**Recorded information**
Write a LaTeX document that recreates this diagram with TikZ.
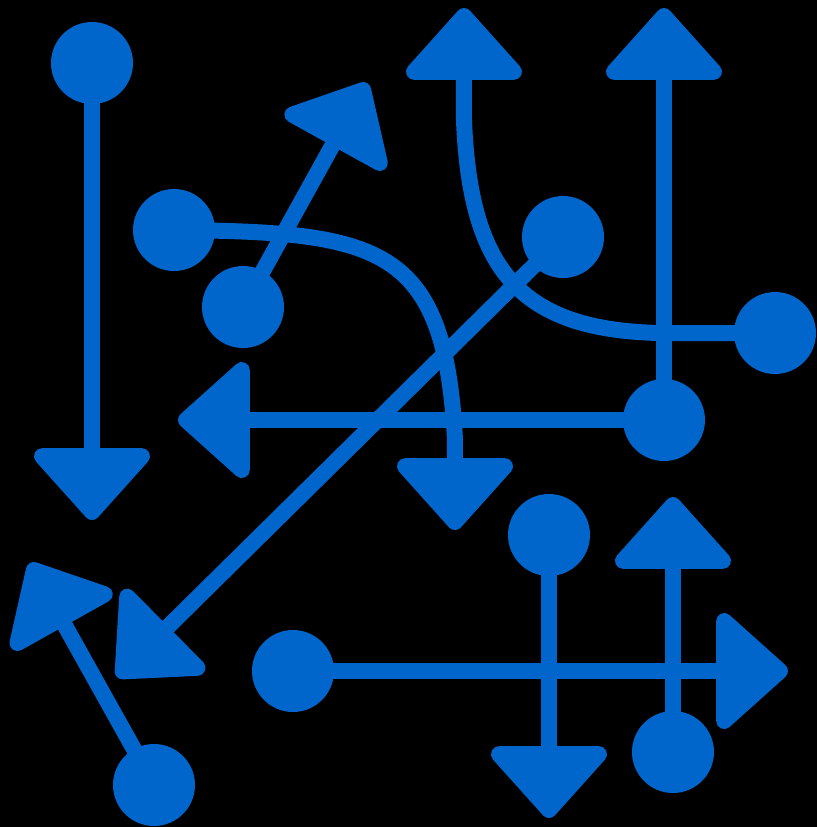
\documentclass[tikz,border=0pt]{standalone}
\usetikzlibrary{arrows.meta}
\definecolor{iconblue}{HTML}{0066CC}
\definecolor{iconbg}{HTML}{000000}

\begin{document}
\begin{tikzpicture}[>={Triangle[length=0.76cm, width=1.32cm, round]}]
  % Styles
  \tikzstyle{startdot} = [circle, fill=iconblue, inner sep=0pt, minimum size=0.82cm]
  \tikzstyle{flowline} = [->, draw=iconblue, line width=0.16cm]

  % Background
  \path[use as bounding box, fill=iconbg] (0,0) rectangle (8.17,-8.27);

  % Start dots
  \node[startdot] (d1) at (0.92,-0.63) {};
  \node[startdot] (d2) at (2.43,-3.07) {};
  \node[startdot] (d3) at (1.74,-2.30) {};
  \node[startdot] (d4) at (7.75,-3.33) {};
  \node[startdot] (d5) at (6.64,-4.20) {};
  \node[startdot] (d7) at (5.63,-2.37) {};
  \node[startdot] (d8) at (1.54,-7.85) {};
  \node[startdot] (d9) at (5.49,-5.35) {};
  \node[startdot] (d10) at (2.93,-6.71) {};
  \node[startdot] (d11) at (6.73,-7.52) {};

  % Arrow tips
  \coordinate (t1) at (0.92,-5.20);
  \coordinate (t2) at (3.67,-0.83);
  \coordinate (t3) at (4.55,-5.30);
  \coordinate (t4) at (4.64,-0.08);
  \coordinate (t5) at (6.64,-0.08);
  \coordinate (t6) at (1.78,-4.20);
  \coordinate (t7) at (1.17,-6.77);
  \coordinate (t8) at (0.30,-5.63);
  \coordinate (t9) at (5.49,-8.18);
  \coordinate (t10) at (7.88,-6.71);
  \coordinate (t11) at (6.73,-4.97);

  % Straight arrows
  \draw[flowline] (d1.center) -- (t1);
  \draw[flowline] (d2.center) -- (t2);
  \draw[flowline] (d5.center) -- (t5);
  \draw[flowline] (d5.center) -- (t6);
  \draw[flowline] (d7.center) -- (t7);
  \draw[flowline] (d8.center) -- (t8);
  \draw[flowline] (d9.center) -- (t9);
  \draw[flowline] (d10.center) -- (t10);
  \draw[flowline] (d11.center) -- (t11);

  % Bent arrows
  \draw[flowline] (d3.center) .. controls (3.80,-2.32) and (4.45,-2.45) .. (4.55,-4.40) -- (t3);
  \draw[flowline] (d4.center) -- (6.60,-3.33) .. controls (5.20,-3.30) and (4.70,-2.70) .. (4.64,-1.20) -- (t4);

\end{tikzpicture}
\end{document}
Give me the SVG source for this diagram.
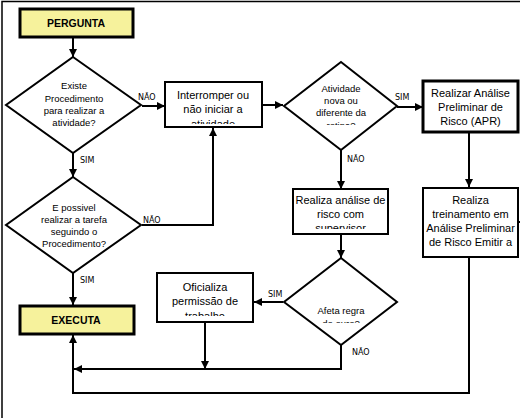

...

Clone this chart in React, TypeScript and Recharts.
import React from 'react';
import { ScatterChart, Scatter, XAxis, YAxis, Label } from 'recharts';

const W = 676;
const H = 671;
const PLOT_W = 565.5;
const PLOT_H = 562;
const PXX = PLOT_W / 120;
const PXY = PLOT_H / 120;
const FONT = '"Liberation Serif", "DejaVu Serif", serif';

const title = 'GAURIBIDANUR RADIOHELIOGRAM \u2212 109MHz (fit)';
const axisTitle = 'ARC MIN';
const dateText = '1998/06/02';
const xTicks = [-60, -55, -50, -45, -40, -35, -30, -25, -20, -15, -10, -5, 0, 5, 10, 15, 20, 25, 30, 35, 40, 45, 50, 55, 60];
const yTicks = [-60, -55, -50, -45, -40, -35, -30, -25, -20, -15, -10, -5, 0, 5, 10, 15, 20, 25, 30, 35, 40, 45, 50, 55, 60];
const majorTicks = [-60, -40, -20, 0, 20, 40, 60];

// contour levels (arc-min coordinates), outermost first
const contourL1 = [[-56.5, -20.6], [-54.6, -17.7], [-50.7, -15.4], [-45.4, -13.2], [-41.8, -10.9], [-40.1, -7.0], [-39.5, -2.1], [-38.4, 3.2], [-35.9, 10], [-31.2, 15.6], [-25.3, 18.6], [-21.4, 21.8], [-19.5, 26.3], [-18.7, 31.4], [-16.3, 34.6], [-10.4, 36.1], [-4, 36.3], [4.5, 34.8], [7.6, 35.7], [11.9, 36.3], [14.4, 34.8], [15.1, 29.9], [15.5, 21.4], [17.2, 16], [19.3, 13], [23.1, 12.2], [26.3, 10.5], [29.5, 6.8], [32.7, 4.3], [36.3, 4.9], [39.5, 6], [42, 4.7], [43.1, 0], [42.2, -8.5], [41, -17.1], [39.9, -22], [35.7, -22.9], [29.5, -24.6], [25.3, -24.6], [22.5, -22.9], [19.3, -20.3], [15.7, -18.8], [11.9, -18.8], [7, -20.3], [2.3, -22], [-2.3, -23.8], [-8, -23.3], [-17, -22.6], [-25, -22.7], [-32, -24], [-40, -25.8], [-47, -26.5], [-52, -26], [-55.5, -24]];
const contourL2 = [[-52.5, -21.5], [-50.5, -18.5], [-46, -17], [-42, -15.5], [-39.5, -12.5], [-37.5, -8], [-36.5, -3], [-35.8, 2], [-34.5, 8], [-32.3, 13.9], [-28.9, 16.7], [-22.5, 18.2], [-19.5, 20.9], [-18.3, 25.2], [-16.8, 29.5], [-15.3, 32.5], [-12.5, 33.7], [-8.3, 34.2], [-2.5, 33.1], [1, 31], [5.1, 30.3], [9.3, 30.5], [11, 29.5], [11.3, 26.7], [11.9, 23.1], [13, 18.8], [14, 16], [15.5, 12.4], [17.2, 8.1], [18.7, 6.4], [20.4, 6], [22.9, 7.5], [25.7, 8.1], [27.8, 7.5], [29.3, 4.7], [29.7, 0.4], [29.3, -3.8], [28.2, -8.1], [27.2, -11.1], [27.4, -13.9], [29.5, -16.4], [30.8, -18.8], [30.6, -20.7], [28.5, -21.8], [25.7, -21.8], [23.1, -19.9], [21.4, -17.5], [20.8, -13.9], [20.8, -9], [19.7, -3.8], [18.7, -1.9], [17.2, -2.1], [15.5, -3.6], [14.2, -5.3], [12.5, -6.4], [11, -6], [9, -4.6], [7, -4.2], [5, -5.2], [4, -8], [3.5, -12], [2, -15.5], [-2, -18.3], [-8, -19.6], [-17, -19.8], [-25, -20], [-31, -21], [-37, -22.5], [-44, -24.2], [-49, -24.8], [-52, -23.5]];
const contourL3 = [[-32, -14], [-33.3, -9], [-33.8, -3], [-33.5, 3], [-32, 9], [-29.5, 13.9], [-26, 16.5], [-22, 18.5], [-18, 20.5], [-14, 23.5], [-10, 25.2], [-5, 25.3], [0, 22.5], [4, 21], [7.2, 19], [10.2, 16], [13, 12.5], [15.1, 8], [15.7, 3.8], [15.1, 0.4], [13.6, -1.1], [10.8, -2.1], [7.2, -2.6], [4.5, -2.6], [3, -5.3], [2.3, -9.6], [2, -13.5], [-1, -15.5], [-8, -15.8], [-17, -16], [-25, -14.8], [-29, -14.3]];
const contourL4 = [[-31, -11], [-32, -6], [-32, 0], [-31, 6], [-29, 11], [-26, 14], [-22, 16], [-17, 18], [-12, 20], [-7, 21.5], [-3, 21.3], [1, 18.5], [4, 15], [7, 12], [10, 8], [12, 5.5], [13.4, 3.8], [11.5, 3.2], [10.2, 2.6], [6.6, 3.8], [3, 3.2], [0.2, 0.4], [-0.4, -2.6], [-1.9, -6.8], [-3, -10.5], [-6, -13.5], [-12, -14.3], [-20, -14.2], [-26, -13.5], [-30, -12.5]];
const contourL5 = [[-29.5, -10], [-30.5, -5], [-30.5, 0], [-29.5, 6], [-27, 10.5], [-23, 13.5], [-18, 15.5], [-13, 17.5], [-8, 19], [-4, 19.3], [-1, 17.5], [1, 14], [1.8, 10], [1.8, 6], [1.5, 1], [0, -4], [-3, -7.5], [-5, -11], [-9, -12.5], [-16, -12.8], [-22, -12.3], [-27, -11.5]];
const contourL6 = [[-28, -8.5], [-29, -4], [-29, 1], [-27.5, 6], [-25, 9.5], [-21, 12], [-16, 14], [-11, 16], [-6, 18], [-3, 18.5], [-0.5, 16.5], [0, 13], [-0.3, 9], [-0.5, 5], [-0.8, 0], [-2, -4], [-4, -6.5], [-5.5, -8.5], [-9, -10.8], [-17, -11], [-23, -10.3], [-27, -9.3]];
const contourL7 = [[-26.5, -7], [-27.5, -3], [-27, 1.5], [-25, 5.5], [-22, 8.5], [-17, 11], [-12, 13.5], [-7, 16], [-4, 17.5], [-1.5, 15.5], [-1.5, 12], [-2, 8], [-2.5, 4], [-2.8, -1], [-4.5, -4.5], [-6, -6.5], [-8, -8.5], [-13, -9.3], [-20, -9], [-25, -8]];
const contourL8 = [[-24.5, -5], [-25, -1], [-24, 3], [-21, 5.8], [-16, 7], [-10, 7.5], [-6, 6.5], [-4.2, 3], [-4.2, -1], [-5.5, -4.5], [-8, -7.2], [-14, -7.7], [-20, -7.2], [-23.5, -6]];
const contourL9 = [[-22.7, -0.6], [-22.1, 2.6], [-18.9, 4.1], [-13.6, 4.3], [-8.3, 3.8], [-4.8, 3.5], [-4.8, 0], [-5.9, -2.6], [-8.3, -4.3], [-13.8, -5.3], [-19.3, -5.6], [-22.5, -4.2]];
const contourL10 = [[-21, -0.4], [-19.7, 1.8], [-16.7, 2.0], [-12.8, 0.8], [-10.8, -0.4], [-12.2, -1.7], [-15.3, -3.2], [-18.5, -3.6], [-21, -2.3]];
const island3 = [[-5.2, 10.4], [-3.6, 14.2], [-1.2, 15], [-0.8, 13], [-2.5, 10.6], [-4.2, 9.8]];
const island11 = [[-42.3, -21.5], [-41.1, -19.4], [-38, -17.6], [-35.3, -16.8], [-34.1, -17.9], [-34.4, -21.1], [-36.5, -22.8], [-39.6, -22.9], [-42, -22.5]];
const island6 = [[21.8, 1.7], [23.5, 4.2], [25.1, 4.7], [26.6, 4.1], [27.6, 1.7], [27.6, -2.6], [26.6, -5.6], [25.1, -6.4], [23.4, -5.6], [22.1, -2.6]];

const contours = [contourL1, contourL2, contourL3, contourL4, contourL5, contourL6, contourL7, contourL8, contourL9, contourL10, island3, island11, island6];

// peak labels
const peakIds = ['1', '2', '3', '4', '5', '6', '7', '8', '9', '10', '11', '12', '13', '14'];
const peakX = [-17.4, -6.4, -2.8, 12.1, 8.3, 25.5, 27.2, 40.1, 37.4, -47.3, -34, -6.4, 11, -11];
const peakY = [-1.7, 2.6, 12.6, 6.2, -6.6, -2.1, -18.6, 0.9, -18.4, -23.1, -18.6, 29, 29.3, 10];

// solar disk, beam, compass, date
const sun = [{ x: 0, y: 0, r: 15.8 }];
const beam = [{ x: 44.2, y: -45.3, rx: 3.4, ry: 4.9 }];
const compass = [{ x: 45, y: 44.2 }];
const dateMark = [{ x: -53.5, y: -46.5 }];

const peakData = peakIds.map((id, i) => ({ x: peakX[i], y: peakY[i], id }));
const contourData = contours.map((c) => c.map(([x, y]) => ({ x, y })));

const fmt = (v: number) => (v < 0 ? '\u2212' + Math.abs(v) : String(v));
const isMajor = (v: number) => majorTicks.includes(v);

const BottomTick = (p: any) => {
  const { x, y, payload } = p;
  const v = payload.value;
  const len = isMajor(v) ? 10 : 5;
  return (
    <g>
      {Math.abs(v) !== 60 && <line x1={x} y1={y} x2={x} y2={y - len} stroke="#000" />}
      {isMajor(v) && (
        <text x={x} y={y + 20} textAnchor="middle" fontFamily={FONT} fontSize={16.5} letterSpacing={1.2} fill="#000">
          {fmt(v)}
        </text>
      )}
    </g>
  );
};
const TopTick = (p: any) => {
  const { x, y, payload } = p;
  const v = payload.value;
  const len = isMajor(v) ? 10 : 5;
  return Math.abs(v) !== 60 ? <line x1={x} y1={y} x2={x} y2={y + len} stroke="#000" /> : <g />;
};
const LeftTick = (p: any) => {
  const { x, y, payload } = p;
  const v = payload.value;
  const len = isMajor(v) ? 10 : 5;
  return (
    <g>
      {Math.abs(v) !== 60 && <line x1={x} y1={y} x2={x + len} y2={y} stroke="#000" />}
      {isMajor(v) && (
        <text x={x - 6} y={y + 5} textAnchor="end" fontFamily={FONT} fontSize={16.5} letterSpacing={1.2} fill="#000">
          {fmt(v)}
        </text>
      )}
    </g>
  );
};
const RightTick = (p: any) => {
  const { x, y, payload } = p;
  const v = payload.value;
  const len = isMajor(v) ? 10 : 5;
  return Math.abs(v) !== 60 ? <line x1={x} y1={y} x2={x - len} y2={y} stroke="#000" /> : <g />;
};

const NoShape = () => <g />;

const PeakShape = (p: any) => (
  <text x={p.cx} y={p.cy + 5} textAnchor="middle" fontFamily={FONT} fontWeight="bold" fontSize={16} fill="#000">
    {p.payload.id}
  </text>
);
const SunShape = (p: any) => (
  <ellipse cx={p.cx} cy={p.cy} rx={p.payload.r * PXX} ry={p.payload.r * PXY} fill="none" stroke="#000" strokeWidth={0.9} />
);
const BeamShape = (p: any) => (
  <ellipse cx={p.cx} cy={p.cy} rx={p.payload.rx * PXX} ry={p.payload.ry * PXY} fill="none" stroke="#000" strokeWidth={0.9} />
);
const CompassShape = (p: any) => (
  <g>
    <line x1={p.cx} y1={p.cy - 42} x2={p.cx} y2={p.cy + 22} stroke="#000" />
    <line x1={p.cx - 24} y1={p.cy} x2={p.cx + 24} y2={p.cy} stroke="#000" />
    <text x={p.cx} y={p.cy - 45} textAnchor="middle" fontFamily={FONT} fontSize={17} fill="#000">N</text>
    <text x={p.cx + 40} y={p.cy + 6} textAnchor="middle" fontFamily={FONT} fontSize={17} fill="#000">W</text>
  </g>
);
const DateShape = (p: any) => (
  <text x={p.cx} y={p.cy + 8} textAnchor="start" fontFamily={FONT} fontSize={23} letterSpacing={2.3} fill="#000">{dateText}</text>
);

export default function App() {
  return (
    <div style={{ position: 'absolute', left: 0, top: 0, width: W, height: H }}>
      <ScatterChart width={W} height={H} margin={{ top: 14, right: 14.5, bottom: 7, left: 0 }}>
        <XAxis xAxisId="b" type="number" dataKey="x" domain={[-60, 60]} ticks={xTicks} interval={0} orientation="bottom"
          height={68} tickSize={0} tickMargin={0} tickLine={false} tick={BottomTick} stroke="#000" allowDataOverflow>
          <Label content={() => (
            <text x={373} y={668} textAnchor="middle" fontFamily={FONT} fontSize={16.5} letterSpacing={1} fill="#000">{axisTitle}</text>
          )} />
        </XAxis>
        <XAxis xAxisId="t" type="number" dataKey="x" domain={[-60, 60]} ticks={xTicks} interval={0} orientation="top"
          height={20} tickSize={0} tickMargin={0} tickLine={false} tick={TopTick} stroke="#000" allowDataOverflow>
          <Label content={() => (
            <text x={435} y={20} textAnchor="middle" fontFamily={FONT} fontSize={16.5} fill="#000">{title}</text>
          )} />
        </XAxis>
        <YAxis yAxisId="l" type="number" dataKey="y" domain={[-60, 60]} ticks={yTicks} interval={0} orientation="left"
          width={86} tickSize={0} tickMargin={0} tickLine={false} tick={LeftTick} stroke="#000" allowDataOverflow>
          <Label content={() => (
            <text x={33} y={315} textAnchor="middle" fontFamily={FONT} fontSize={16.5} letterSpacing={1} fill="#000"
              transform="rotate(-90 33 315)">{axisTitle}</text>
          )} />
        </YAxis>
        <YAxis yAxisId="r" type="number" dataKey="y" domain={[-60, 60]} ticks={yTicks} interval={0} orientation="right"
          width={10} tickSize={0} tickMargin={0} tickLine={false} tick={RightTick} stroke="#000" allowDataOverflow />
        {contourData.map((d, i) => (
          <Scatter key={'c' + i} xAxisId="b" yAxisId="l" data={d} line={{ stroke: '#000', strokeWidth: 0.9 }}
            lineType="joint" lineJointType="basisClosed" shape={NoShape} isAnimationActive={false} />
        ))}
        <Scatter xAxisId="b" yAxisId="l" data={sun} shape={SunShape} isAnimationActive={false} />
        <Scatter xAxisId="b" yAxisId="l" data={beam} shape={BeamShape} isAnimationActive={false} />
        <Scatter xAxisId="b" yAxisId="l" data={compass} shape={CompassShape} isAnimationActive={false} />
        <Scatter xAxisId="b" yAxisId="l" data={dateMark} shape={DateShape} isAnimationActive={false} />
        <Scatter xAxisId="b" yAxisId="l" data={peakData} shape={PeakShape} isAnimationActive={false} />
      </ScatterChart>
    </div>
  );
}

**What the task asks**
The lines to quote run from the one containing "Clone this chart" to the one containing "const majorTicks = [-60, -40, -20, 0, 20, 40, 60];". Quote them exactly, with both of those lines, and nothing else.

**Expected answer**
Clone this chart in React, TypeScript and Recharts.
import React from 'react';
import { ScatterChart, Scatter, XAxis, YAxis, Label } from 'recharts';

const W = 676;
const H = 671;
const PLOT_W = 565.5;
const PLOT_H = 562;
const PXX = PLOT_W / 120;
const PXY = PLOT_H / 120;
const FONT = '"Liberation Serif", "DejaVu Serif", serif';

const title = 'GAURIBIDANUR RADIOHELIOGRAM \u2212 109MHz (fit)';
const axisTitle = 'ARC MIN';
const dateText = '1998/06/02';
const xTicks = [-60, -55, -50, -45, -40, -35, -30, -25, -20, -15, -10, -5, 0, 5, 10, 15, 20, 25, 30, 35, 40, 45, 50, 55, 60];
const yTicks = [-60, -55, -50, -45, -40, -35, -30, -25, -20, -15, -10, -5, 0, 5, 10, 15, 20, 25, 30, 35, 40, 45, 50, 55, 60];
const majorTicks = [-60, -40, -20, 0, 20, 40, 60];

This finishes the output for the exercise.